No Brasil, a referência a esse protótipo de política econômica consagrou-se como "fórmula Campos Salles-Rodrigues Alves" —estratégia utilizada por governos tão antagônicos como os de João Goulart e os de seus algozes Castello Branco/Costa e Silva.

O presidente Campos Salles (1898-1902) e seu ministro da Fazenda, Joaquim Murtinho, levaram a cabo um duro ajuste contracionista que contribuiu para sanear as contas públicas, atenuar o recrudescimento inflacionário e revalorizar a moeda nacional. Aproveitando a abertura de um tênue espaço fiscal, Rodrigues Alves, seu sucessor, empreendeu —à revelia de seu ministro da Economia igualmente conservador, o banqueiro Leopoldo de Bulhões— uma ampla reforma urbana no Rio de Janeiro, com um programa de iluminação pública e de saneamento básico e a abertura de diversas avenidas arteriais.

Apesar de não ter feito o sucessor de sua predileção, foi a sensação concreta de progresso que consolidou a reputação do primeiro presidente reeleito (1902 e 1918) na história do Brasil.

Já a teoria do eleitor mediano, cujos princípios foram esboçados por Hotelling (1929) —e posteriormente formalizados por outros autores, como Bowen (1943) e Downs (1957)—, sugere que, em eleições majoritárias, o candidato vencedor deve oferecer propostas que se aproximem das demandas e convicções do eleitor mediano, aquele que divide o leque ideológico do eleitorado em duas partes numericamente iguais. Isso enseja alguma moderação no discurso e/ou a apresentação de resultados econômicos positivos, no caso da reeleição de um incumbente.
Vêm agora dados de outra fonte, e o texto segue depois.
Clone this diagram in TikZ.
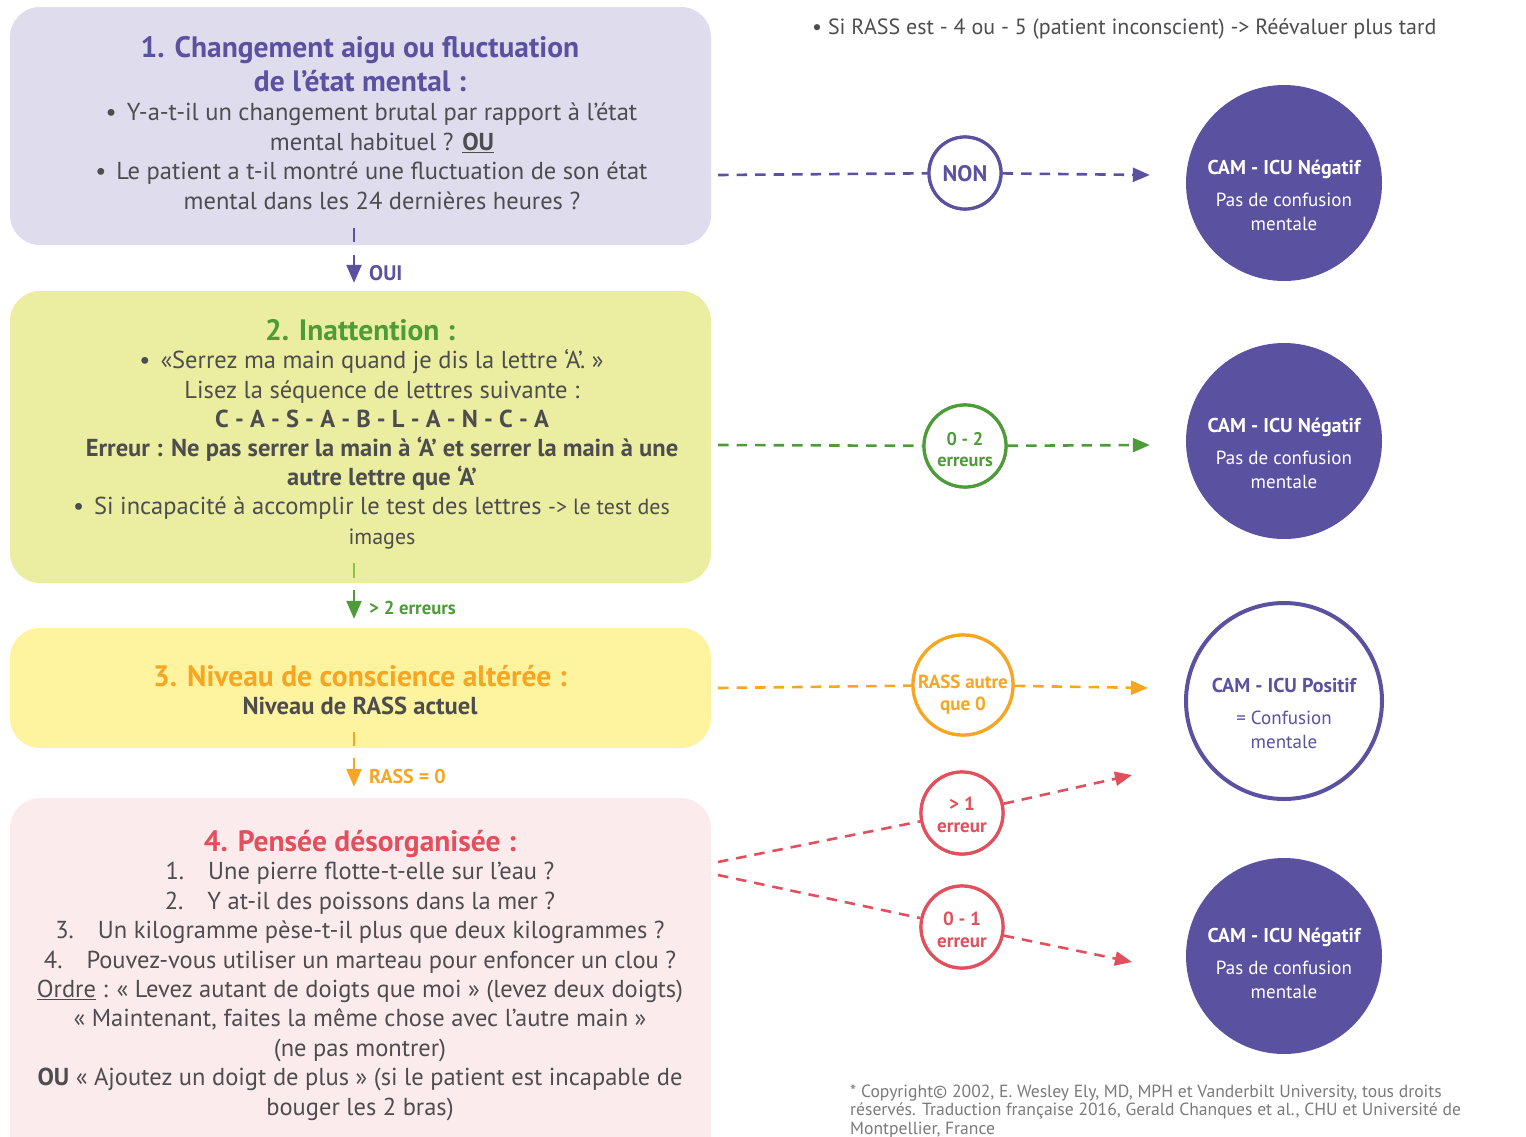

Conquanto válida, a vigência universal das teorias que relacionam êxito eleitoral e desempenho econômico tem sido experimentada. Se a célebre máxima de James Carville gozou de ares de verdade axiomática por mais de duas décadas, a realidade dos anos 2020 insiste em desafiá-la. Trabalhos como os de Donovan e coautores (2019), Iyengar e coautores (2019) e Ellis e Ura (2020) sugerem que o voto econômico já não ostenta a mesma importância de outrora. Os EUA de 2024 e o Brasil de 2026 estão aí para corroborar a hipótese dos autores.

Nesses "roaring twenties" às avessas do século 21, assiste-se a olhos nus à deterioração de pilares da civilização iluminista —ou, pelo menos, de fatos estilizados na literatura política—, apesar do inegável progresso econômico de que desfrutam as duas maiores economias das Américas desde o fim da pandemia de Covid-19.